Fini le temps de l’auto-régulation. Internet, et la neutralité de ce réseau, déchaîne trop l’intérêt. Et les passions. L’Arcep a dû rompre avec la tradition, qui veut que la Fédération française des Télécoms (FFT) et les FAI gèrent seuls les mesures de qualité des réseaux, sur fixe comme sur mobile. Et a tenté de faire au mieux avec ce dont elle dispose, en plaçant des garde-fous autour du périmètre qui lui est accordé.
En l’occurrence, les opérateurs détiennent toujours le droit, par décret, de choisir le prestataire en charge des mesures à venir. Pour assurer l’indépendance de ce dispositif, mise en cause au cours des précédents mois, l’Arcep a finalement décidé d’associer plus largement que prévu “les associations d’utilisateurs et les experts indépendants qui le souhaitent” à la réflexion. Ils suivront notamment l’élaboration de la méthodologie et vérifieront les modalités qui présideront au choix du prestataire.

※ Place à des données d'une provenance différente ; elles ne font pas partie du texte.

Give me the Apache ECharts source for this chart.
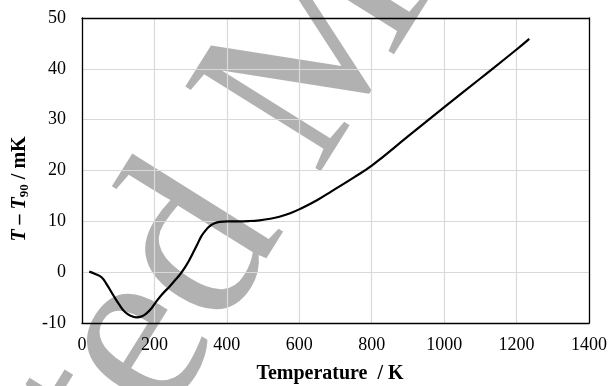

Le régulateur lui-même a décidé de prendre les choses en mains en proposant de prendre en charge le contrôle des mesures régulières. Réalisé “indépendamment des opérateurs”, ce “complément” pourrait s’appuyer sur un autre prestataire, ou bien encore sur des tests réalisés par des internautes volontaires, indique le document soumis à consultation.
Mais si beaucoup notent un mieux dans l’attitude de l’Arcep, ils ne l’estiment pas suffisant. Le ver est déjà dans le fruit : peu importe le pansage si le dispositif principal est déjà bancal. Le régulateur ne semble néanmoins pas décidé à en changer. D’autres solutions ont pourtant été soumises, la plupart proposant de placer le régulateur aux commandes des mesures.
Une option qui ne semble plus complètement irréalisable du côté de l’Arcep, à une variable près : son coût. L’autorité l’a d’ailleurs bien compris, puisqu’elle l’aborde dans son projet de rapport sur la neutralité du Net, qu’elle vient de rendre public. Elle y suggère -très fortement- que le Parlement la dote de “moyens juridiques et financiers pour mesurer de façon plus indépendante les indicateurs de qualité de service.” Enfin, si ce dernier “l’estime utile.”
En attendant, le régulateur et la mesure de la qualité du Net gardent leur handicap de départ. Qui risque fort de porter le coup de grâce à un projet dont l’unanimité sur le fond, n’a d’égal que la défiance qu’il suscite sur la forme.